Le terme mushin contient le caractère de négation « 無 » (mu, signifiant « sans ») et le caractère « 心 » (shin, signifiant « cœur » ou « esprit »). Il s’agit d’un raccourci de mushin no shin (無心の心), une expression zen qui signifie littéralement « l’esprit sans esprit ». Cet état, aussi appelé non-esprit, désigne un esprit libéré de toute fixation mentale, de pensées envahissantes ou d’émotions perturbatrices — un esprit ouvert, disponible, pleinement dans le moment présent.
Dans les arts martiaux, on recherche mushin dans les moments de vérité, lorsque chaque fraction de seconde compte, pour pouvoir réagir avec justesse et spontanéité. Dans cette chronique, j’aimerais toutefois vous proposer une autre perspective de cet état : celle d’un esprit disponible à la créativité.
Dans le tourbillon du quotidien — travail, études, responsabilités familiales,… — notre esprit est souvent saturé. Nos ressources cognitives sont sollicitées de toutes parts. Pourtant, lorsque l’on s’accorde une pause, que ce soit en allant courir, méditer, pratiquer un kata ou simplement contempler le moment présent, il se produit quelque chose : une lucidité créative émerge. C’est souvent dans ces moments que me viennent des idées de bunkai, d’exercices pédagogiques, ou, comme aujourd’hui, l’inspiration pour écrire cette chronique.
Prendre un moment de pleine conscience ou mushin, nous rend plus efficaces par la suite. Je me souviens de mes années universitaires : il m’est arrivé de me heurter à des impasses dans mes travaux pratiques. Pris dans mes œillères, je ne voyais aucune solution. Mais après avoir donné mes cours de karaté — une discipline que je m’imposais avec rigueur — je revenais avec l’esprit soudainement dégagé, et les solutions apparaissaient naturellement.
Dans notre époque d’hyperconnectivité, il devient de plus en plus difficile de retrouver ces moments de mushin. Certaine personnes les fuient, car un esprit constamment occupé nous évite l’introspection. S’arrêter, méditer, se retrouver seul avec ses pensées, peut déranger. On préfère souvent remplir ces silences par toutes sortes de contenus. Je ne suis pas contre le divertissement, mais j’entends souvent : « Je n’ai pas le temps. » Pourtant, les statistiques sur le temps passé devant les écrans seraient probablement très révélatrices de l’occupation de leur temps et de leur esprit.
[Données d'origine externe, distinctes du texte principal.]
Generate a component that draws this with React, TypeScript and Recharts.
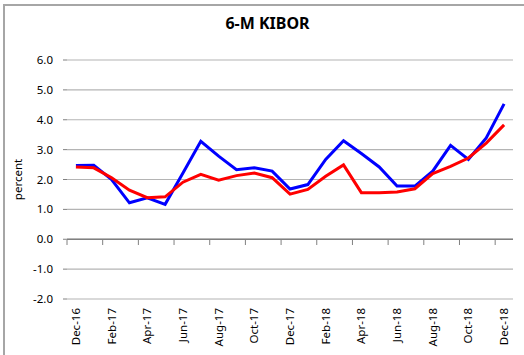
import React from "react";
import { LineChart, Line, XAxis, YAxis, CartesianGrid, ReferenceLine } from "recharts";

const months = [
  "Dec-16", "Jan-17", "Feb-17", "Mar-17", "Apr-17", "May-17", "Jun-17", "Jul-17", "Aug-17", "Sep-17",
  "Oct-17", "Nov-17", "Dec-17", "Jan-18", "Feb-18", "Mar-18", "Apr-18", "May-18", "Jun-18", "Jul-18",
  "Aug-18", "Sep-18", "Oct-18", "Nov-18", "Dec-18",
];
const blueSeries = [
  2.47, 2.48, 2.0, 1.22, 1.39, 1.17, 2.22, 3.28, 2.78, 2.33,
  2.39, 2.28, 1.68, 1.83, 2.67, 3.3, 2.87, 2.42, 1.78, 1.78,
  2.28, 3.14, 2.67, 3.39, 4.53,
];
const redSeries = [
  2.42, 2.39, 2.06, 1.64, 1.39, 1.42, 1.91, 2.17, 1.98, 2.13,
  2.22, 2.06, 1.51, 1.67, 2.11, 2.49, 1.56, 1.56, 1.58, 1.69,
  2.2, 2.44, 2.72, 3.22, 3.83,
];
const yTicks = [-2, -1, 0, 1, 2, 3, 4, 5, 6];

const data = months.map((m, i) => ({ month: m, blue: blueSeries[i], red: redSeries[i] }));

const W = 524;
const H = 355;
const M = { top: 60, right: 11, bottom: 55, left: 17 };
const Y_AXIS_W = 50;
const PLOT_LEFT = M.left + Y_AXIS_W;
const PLOT_W = W - PLOT_LEFT - M.right;
const PLOT_H = H - M.top - M.bottom;
const BAND = PLOT_W / months.length;
const Y_MIN = -2;
const Y_MAX = 6;
const ZERO_Y = M.top + ((Y_MAX - 0) / (Y_MAX - Y_MIN)) * PLOT_H;
const FONT = "'Noto Sans', sans-serif";

const XTick = (props: any) => {
  const { x, payload } = props;
  return (
    <g>
      <line x1={x - BAND / 2} x2={x - BAND / 2} y1={ZERO_Y} y2={ZERO_Y + 5} stroke="#808080" strokeWidth={1} />
      <text
        x={0}
        y={0}
        transform={`translate(${x + 4},${M.top + PLOT_H + 8}) rotate(-90)`}
        textAnchor="end"
        fontSize={11.5}
        fontFamily={FONT}
        fill="#000"
      >
        {payload.value}
      </text>
    </g>
  );
};

export default function App() {
  return (
    <div style={{ position: "absolute", left: 0, top: 0, width: W, height: H, background: "#fff", overflow: "hidden" }}>
      <div
        style={{
          position: "absolute",
          left: 3,
          top: 4,
          width: W,
          height: H,
          borderTop: "2px solid #a6a6a6",
          borderLeft: "2px solid #a6a6a6",
        }}
      />
      <div
        style={{
          position: "absolute",
          left: 0,
          top: 12,
          width: 535,
          textAlign: "center",
          fontFamily: FONT,
          fontWeight: 700,
          fontSize: 16,
          color: "#000",
        }}
      >
        6-M KIBOR
      </div>
      <div style={{ position: "absolute", left: 0, top: 0 }}>
        <LineChart width={W} height={H} data={data} margin={M}>
          <CartesianGrid horizontal vertical={false} stroke="#b4b4b4" strokeWidth={1.2} />
          <XAxis
            dataKey="month"
            interval={1}
            axisLine={false}
            tickLine={false}
            tick={<XTick />}
            height={1}
            padding={{ left: BAND / 2, right: BAND / 2 }}
          />
          <YAxis
            domain={[Y_MIN, Y_MAX]}
            ticks={yTicks}
            width={Y_AXIS_W}
            axisLine={false}
            tickLine={{ stroke: "#808080" }}
            tickSize={4}
            tickMargin={10}
            tickFormatter={(v: number) => v.toFixed(1)}
            tick={{ fontSize: 11.5, fontFamily: FONT, fill: "#000" }}
            label={{
              value: "percent",
              angle: -90,
              position: "insideLeft",
              offset: 1,
              style: { fontSize: 11.5, fontFamily: FONT, fill: "#000", textAnchor: "middle" },
            }}
          />
          <ReferenceLine y={0} stroke="#808080" strokeWidth={1.5} />
          <Line dataKey="blue" stroke="#0000ff" strokeWidth={3} dot={false} isAnimationActive={false} />
          <Line dataKey="red" stroke="#ff0000" strokeWidth={3} dot={false} isAnimationActive={false} />
        </LineChart>
      </div>
    </div>
  );
}
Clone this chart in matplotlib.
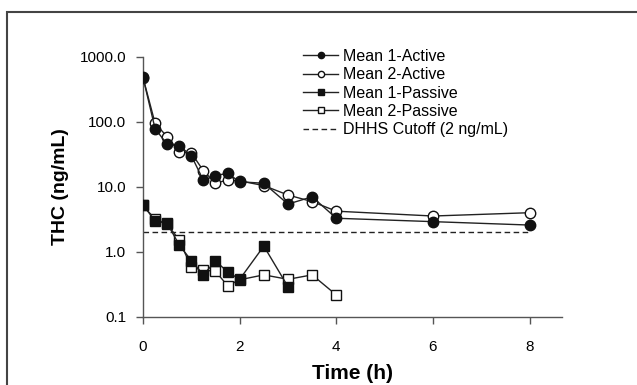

J’en suis venu à une autre prise de conscience : autrefois, nous devions prendre soin d’une seule vie — la nôtre, bien réelle. Aujourd’hui, nous en avons deux : la vie réelle et la vie virtuelle. Et cette deuxième vie exige énormément de temps et d’énergie pour être alimentée. C’est pourquoi je crois que la pratique des arts martiaux est sanitaire, au sens noble du terme. Elle permet de décrocher, de se reconnecter à soi-même et de retrouver un équilibre mental.
Je vous invite à découvrir les travaux de Sonia Lupien, neuroscientifique spécialisée dans le stress humain et ses effets sur le cerveau. Je recommande aussi le livre Deep Work (en français : Retrouver la concentration dans un monde de distractions) qui propose une méthode pour gagner du temps, améliorer son efficacité et retrouver un état de concentration profonde. Ces recherches s’accordent pour dire qu’on prend beaucoup soin de notre corps — souvent à des fins esthétiques — mais pas assez de notre santé cognitive. Une des grandes leçons de Deep Work : nous devrions nous consacrer à une tâche à la fois, plutôt que de jongler avec sept fenêtres ouvertes, de la musique en fond, et un téléphone nous sollicitant toujours à portée de main. Ce multitâche constant épuise notre cerveau.
En conclusion, je souhaitais vous offrir cette autre perspective de mushin : non seulement comme un état de présence dans l’action martiale, mais aussi comme un espace mental propice à la créativité, à l’introspection et à une meilleure santé mentale.